Single machine parallel-batch scheduling under time-of-use electricity prices: New formulations and optimisation approaches

Abstract

Electricity costs account for a relatively large proportion of total production costs in many energy-intensive manufacturing industries. And energy-efficient scheduling is getting increasing attention from researchers owing to its wide real-world applications and computational challenges. In this study, the single-machine parallel-batch scheduling problem with non-identical job sizes under time-of-use electricity prices is investigated. The objective is to minimise the total energy consumption cost such that the makespan does not exceed a given deadline. First, an improved time-slot-indexed formulation is proposed to eliminate symmetric solutions. Subsequently, a new set partition-based formulation is developed. To the best of our knowledge, there is no exact algorithm for this problem, except for some formulations solved by off-the-shelf solvers. To address this problem, a branch-and-price algorithm is developed with a novel and efficient branching rule. In addition, a column-generation-based heuristic is proposed to solve larger-scale instances.
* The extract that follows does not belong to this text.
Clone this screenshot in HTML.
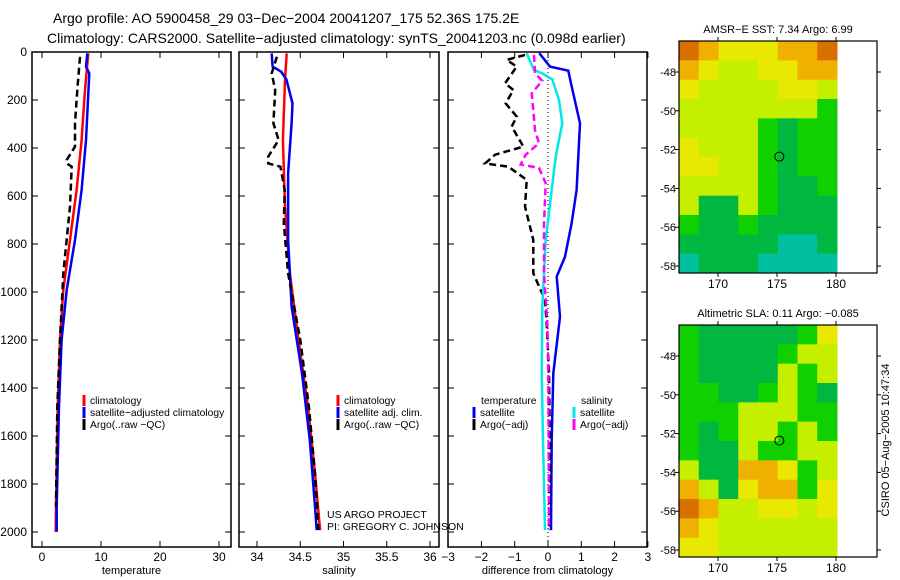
<!DOCTYPE html>
<html><head><meta charset="utf-8"><style>
body{margin:0;background:#fff;width:900px;height:580px;overflow:hidden}
svg{display:block;font-family:"Liberation Sans",sans-serif}
</style></head><body>
<svg id="c" width="900" height="580">
<text x="53" y="23" font-size="14">Argo profile: AO 5900458_29 03−Dec−2004 20041207_175 52.36S 175.2E</text>
<text x="47" y="43" font-size="14">Climatology: CARS2000. Satellite−adjusted climatology: synTS_20041203.nc (0.098d earlier)</text>
</svg>
<script>
// ---- data ----
const tempClimDepth=[6,158,367,575,783,992,1200,1478,1894,1999];
const tempClimVal=[7.85,7.29,6.72,5.87,4.74,3.61,3.05,2.66,2.37,2.32];
const tempSatDepth=[6,61,89,367,575,783,992,1200,1478,1894,1999];
const tempSatVal=[7.68,7.46,8.02,7.46,6.72,5.59,4.18,3.33,2.88,2.49,2.49];
const tempArgoDepth=[20,158,297,394,450,464,478,644,922,1200,1478,1894];
const tempArgoVal=[6.44,5.99,5.59,5.59,4.18,4.18,5.03,4.74,3.61,3.05,2.6,2.37];
const salClimDepth=[6,117,367,644,922,1200,1478,1756,1992];
const salClimVal=[34.343,34.324,34.30,34.324,34.38,34.48,34.59,34.67,34.73];
const salSatDepth=[6,61,82,114,214,297,506,783,1061,1339,1617,1894,1992];
const salSatVal=[34.17,34.18,34.28,34.34,34.41,34.40,34.36,34.36,34.40,34.52,34.61,34.67,34.69];
const salArgoDepth=[20,89,158,297,367,436,464,478,575,714,922,1200,1478,1756,1992];
const salArgoVal=[34.23,34.17,34.21,34.19,34.25,34.13,34.13,34.27,34.32,34.31,34.36,34.50,34.60,34.67,34.71];
const dTSatDepth=[5,61,78,131,297,575,714,853,936,1103,1339,1617,1992];
const dTSatVal=[-0.26,0.06,0.61,0.69,0.96,0.86,0.71,0.51,0.26,0.36,0.16,0.11,0.09];
const dTArgoDepth=[12,33,61,131,158,214,269,311,394,428,464,478,533,644,783,922,1033,1131,1339,1686,1992];
const dTArgoVal=[-0.69,-1.24,-0.94,-1.29,-1.04,-1.27,-0.94,-1.09,-0.74,-1.59,-1.89,-1.19,-0.64,-0.69,-0.44,-0.44,-0.09,-0.04,0.03,0.06,0.03];
const dSSatDepth=[5,75,89,114,200,297,436,575,783,1061,1339,1617,1992];
const dSSatVal=[-0.64,-0.42,-0.17,0.13,0.33,0.43,0.23,0.11,-0.07,-0.17,-0.19,-0.15,-0.09];
const dSArgoDepth=[12,89,120,172,228,325,380,428,469,483,547,714,922,1131,1339,1992];
const dSArgoVal=[-0.42,-0.39,-0.17,-0.49,-0.45,-0.39,-0.27,-0.67,-0.82,-0.27,-0.07,-0.12,-0.12,-0.02,0.01,0.03];
const depthTicks=[0,200,400,600,800,1000,1200,1400,1600,1800,2000];
const tempTicks=[0,10,20,30];
const salTicks=[34,34.5,35,35.5,36];
const salTickLabels=["34","34.5","35","35.5","36"];
const diffTicks=[-3,-2,-1,0,1,2,3];
const sstGrid=[[6,5,4,4,4,5,5,6],[5,4,3,3,4,4,5,5],[4,3,3,3,3,4,4,3],[3,3,3,3,3,3,3,2],[3,3,3,3,2,1,2,2],[4,3,3,3,2,1,2,2],[4,4,3,3,2,1,2,2],[3,3,3,3,2,1,1,2],[3,1,1,3,2,1,1,1],[2,1,1,2,1,1,1,1],[1,1,1,1,1,0,0,1],[0,1,1,1,0,0,0,0]];
const slaGrid=[[2,1,1,1,1,1,2,4],[2,1,1,1,1,2,3,3],[2,1,1,1,1,3,2,3],[2,2,1,1,2,3,2,1],[2,2,2,3,3,3,2,2],[2,1,2,3,3,2,3,2],[2,1,1,3,2,2,3,3],[3,1,1,5,5,4,2,3],[5,3,1,4,5,5,2,4],[6,5,3,3,4,4,3,4],[5,4,3,3,3,3,3,3],[4,4,3,3,3,3,3,3]];
const palette=['#00c0a0','#00b840','#10d000','#c4f000','#e8e800','#f0b000','#d87000'];
const latTicks=[-48,-50,-52,-54,-56,-58];
const lonTicks=[170,175,180];
const argoLon=175.2, argoLat=-52.36;

const svg=document.getElementById('c');
const NS='http://www.w3.org/2000/svg';
function el(tag,attrs,parent){const e=document.createElementNS(NS,tag);for(const k in attrs)e.setAttribute(k,attrs[k]);(parent||svg).appendChild(e);return e;}
function txt(x,y,s,anchor,size,parent){const t=el('text',{x:x,y:y,'font-size':size||12,'text-anchor':anchor||'start'},parent);t.textContent=s;return t;}

const top0=52, bot=547;
const yD=d=>top0+d*0.24;

function panel(name,x0,x1,xs,ticks,labels,title,showY){
  const g=el('g',{});
  
  
  const r=el('rect',{x:x0,y:top0,width:x1-x0,height:bot-top0,fill:'none',stroke:'#000','stroke-width':1.5},g);
  
  
  depthTicks.forEach(d=>{
    el('line',{x1:x0,x2:x0+6,y1:yD(d),y2:yD(d),stroke:'#000'},g);
    el('line',{x1:x1-6,x2:x1,y1:yD(d),y2:yD(d),stroke:'#000'},g);
    if(showY){const t=txt(x0-5,yD(d)+4,String(d),'end',12,g);
      
      }
  });
  ticks.forEach((v,i)=>{
    const X=xs(v);
    el('line',{x1:X,x2:X,y1:top0,y2:top0+6,stroke:'#000'},g);
    el('line',{x1:X,x2:X,y1:bot-6,y2:bot,stroke:'#000'},g);
    const t=txt(X,561,labels[i],'middle',12,g);
    
    
  });
  const tt=txt((x0+x1)/2,574,title,'middle',11,g);
  
  
  return g;
}
function series(name,depths,vals,xs,color,dash,w){
  const pts=depths.map((d,i)=>xs(vals[i]).toFixed(1)+','+yD(d).toFixed(1)).join(' ');
  const p=el('polyline',{points:pts,fill:'none',stroke:color,'stroke-width':w||2.5,'stroke-dasharray':dash||'none'});
  
  
}
function legend(x,y,color,label,dash){
  const l=el('line',{x1:x,x2:x,y1:y-9,y2:y+2,stroke:color,'stroke-width':3});
  
  
  const t=txt(x+6,y,label,'start',10.3);
  
  
}

// Panel 1 temperature
const xT=v=>42+v*5.9;
panel('temperature-panel',32,231,xT,tempTicks,tempTicks.map(String),'temperature',true);
series('temperature-climatology-line',tempClimDepth,tempClimVal,xT,'#f00');
series('temperature-satellite-line',tempSatDepth,tempSatVal,xT,'#0000f0');
series('temperature-argo-line',tempArgoDepth,tempArgoVal,xT,'#000','7,4');
legend(84,404,'#f00','climatology');legend(84,416,'#0000f0','satellite−adjusted climatology');legend(84,428,'#000','Argo(..raw −QC)');

// Panel 2 salinity
const xS=v=>257+(v-34)*86.5;
panel('salinity-panel',239,439,xS,salTicks,salTickLabels,'salinity',false);
series('salinity-climatology-line',salClimDepth,salClimVal,xS,'#f00');
series('salinity-satellite-line',salSatDepth,salSatVal,xS,'#0000f0');
series('salinity-argo-line',salArgoDepth,salArgoVal,xS,'#000','7,4');
legend(338,404,'#f00','climatology');legend(338,416,'#0000f0','satellite adj. clim.');legend(338,428,'#000','Argo(..raw −QC)');
let t1=txt(327,518,'US ARGO PROJECT','start',10.5);
let t2=txt(327,530,'PI: GREGORY C. JOHNSON','start',10.5);

// Panel 3 difference
const xDf=v=>548+v*33.3;
panel('difference-panel',448,647,xDf,diffTicks,diffTicks.map(v=>v<0?'−'+(-v):String(v)),'difference from climatology',false);
const zl=el('line',{x1:xDf(0),x2:xDf(0),y1:top0,y2:bot,stroke:'#000','stroke-dasharray':'1,3'});

series('temp-diff-satellite-line',dTSatDepth,dTSatVal,xDf,'#0000f0');
series('temp-diff-argo-line',dTArgoDepth,dTArgoVal,xDf,'#000','7,4');
series('sal-diff-satellite-line',dSSatDepth,dSSatVal,xDf,'#00e8e8');
series('sal-diff-argo-line',dSArgoDepth,dSArgoVal,xDf,'#f0f','7,4');
let lt=txt(481,404,'temperature','start',10.3);
let ls=txt(581,404,'salinity','start',10.3);
legend(474,416,'#0000f0','satellite');legend(474,428,'#000','Argo(−adj)');
legend(574,416,'#00e8e8','satellite');legend(574,428,'#f0f','Argo(−adj)');

// Maps
function map(name,title,grid,top,bottom,latY48,latY58){
  const g=el('g',{});
  
  
  const x0=679,x1=877,dx1=837;
  const lonX=lon=>718+(lon-170)*11.8;
  const latY=lat=>latY48+(-48-lat)*(latY58-latY48)/10;
  const rows=grid.length, cols=grid[0].length;
  const cw=(dx1-x0)/cols, ch=(bottom-top)/rows;
  grid.forEach((row,r)=>row.forEach((v,c)=>{
    const cell=el('rect',{x:x0+c*cw,y:top+r*ch,width:cw+0.5,height:ch+0.5,fill:palette[v]},g);
    
    
  }));
  el('rect',{x:x0,y:top,width:x1-x0,height:bottom-top,fill:'none',stroke:'#000','stroke-width':1.2},g);
  latTicks.forEach(l=>{const Y=latY(l);
    el('line',{x1:x0-4,x2:x0,y1:Y,y2:Y,stroke:'#000'},g);
    el('line',{x1:x1,x2:x1+4,y1:Y,y2:Y,stroke:'#000'},g);
    const t=txt(x0-3,Y+4,'-'+(-l),'end',11,g);
    
  });
  lonTicks.forEach(l=>{const X=lonX(l);
    el('line',{x1:X,x2:X,y1:top-4,y2:top,stroke:'#000'},g);
    el('line',{x1:X,x2:X,y1:bottom,y2:bottom+4,stroke:'#000'},g);
    const t=txt(X,bottom+15,String(l),'middle',12,g);
    
  });
  const tt=txt(778,top-8,title,'middle',11,g);
  
  const m=el('circle',{cx:lonX(argoLon),cy:latY(argoLat),r:4.5,fill:'none',stroke:'#000','stroke-width':1},g);
  
}
map('sst-map','AMSR−E SST: 7.34 Argo: 6.99',sstGrid,41,273,72,266);
map('sla-map','Altimetric SLA: 0.11 Argo: −0.085',slaGrid,325,557,356,550);
const cr=txt(0,0,'CSIRO 05−Aug−2005 10:47:34','middle',11);
cr.setAttribute('transform','translate(889,440) rotate(-90)');

</script>
</body></html>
Extensive numerical experiments show that the efficiency of the branch-and-price algorithm is significantly better than that of off-the-shelf solvers, and many instances with up to 100 jobs could be solved to optimality within a 20-minute computational time limit for the first time. The column-generation-based heuristic can efficiently provide better solutions than existing heuristics (2.75% average gap in three minutes on instances with 100 jobs and 3.12% average gap in ten minutes on instances with 200 jobs).